◆ **GIVEN MATERIAL**

--- START ---

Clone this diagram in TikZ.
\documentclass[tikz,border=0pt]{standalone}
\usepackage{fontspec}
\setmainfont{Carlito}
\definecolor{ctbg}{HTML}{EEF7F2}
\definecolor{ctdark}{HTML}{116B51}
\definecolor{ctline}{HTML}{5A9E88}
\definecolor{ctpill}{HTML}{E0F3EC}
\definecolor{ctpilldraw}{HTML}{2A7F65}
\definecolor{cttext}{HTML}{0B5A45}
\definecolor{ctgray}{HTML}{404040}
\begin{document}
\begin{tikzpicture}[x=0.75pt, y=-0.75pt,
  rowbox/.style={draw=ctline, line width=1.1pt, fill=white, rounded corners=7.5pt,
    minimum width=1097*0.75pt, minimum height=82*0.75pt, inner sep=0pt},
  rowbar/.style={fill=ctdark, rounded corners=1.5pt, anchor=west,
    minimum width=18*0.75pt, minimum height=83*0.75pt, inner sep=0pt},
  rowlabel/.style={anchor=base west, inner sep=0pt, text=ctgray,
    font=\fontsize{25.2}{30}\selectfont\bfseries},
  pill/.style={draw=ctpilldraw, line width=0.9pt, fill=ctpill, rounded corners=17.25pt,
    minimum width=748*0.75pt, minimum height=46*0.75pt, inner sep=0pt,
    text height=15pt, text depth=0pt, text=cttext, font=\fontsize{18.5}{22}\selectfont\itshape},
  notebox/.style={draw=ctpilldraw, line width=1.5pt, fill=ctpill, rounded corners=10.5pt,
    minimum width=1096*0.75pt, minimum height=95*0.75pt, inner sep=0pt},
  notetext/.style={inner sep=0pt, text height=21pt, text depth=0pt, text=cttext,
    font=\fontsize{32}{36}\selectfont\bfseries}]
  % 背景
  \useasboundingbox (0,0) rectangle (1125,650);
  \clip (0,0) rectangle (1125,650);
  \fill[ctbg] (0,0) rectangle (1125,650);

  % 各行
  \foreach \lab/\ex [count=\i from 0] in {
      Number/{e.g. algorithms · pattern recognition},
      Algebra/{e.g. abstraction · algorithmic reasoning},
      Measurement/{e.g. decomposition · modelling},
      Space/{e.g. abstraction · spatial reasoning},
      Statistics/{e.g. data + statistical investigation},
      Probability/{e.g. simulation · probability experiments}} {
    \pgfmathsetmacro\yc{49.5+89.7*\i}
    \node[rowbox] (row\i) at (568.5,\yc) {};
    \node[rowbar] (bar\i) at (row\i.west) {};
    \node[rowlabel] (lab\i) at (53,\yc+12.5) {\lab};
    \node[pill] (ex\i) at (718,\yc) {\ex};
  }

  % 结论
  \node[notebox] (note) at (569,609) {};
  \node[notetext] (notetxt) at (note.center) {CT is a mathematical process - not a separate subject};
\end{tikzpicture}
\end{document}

--- END ---

◆ **GIVEN EXERCISE**
Make an exact copy of the listing, including every line.

◆ **WORKED SOLUTION**
Clone this diagram in TikZ.
\documentclass[tikz,border=0pt]{standalone}
\usepackage{fontspec}
\setmainfont{Carlito}
\definecolor{ctbg}{HTML}{EEF7F2}
\definecolor{ctdark}{HTML}{116B51}
\definecolor{ctline}{HTML}{5A9E88}
\definecolor{ctpill}{HTML}{E0F3EC}
\definecolor{ctpilldraw}{HTML}{2A7F65}
\definecolor{cttext}{HTML}{0B5A45}
\definecolor{ctgray}{HTML}{404040}
\begin{document}
\begin{tikzpicture}[x=0.75pt, y=-0.75pt,
  rowbox/.style={draw=ctline, line width=1.1pt, fill=white, rounded corners=7.5pt,
    minimum width=1097*0.75pt, minimum height=82*0.75pt, inner sep=0pt},
  rowbar/.style={fill=ctdark, rounded corners=1.5pt, anchor=west,
    minimum width=18*0.75pt, minimum height=83*0.75pt, inner sep=0pt},
  rowlabel/.style={anchor=base west, inner sep=0pt, text=ctgray,
    font=\fontsize{25.2}{30}\selectfont\bfseries},
  pill/.style={draw=ctpilldraw, line width=0.9pt, fill=ctpill, rounded corners=17.25pt,
    minimum width=748*0.75pt, minimum height=46*0.75pt, inner sep=0pt,
    text height=15pt, text depth=0pt, text=cttext, font=\fontsize{18.5}{22}\selectfont\itshape},
  notebox/.style={draw=ctpilldraw, line width=1.5pt, fill=ctpill, rounded corners=10.5pt,
    minimum width=1096*0.75pt, minimum height=95*0.75pt, inner sep=0pt},
  notetext/.style={inner sep=0pt, text height=21pt, text depth=0pt, text=cttext,
    font=\fontsize{32}{36}\selectfont\bfseries}]
  % 背景
  \useasboundingbox (0,0) rectangle (1125,650);
  \clip (0,0) rectangle (1125,650);
  \fill[ctbg] (0,0) rectangle (1125,650);

  % 各行
  \foreach \lab/\ex [count=\i from 0] in {
      Number/{e.g. algorithms · pattern recognition},
      Algebra/{e.g. abstraction · algorithmic reasoning},
      Measurement/{e.g. decomposition · modelling},
      Space/{e.g. abstraction · spatial reasoning},
      Statistics/{e.g. data + statistical investigation},
      Probability/{e.g. simulation · probability experiments}} {
    \pgfmathsetmacro\yc{49.5+89.7*\i}
    \node[rowbox] (row\i) at (568.5,\yc) {};
    \node[rowbar] (bar\i) at (row\i.west) {};
    \node[rowlabel] (lab\i) at (53,\yc+12.5) {\lab};
    \node[pill] (ex\i) at (718,\yc) {\ex};
  }

  % 结论
  \node[notebox] (note) at (569,609) {};
  \node[notetext] (notetxt) at (note.center) {CT is a mathematical process - not a separate subject};
\end{tikzpicture}
\end{document}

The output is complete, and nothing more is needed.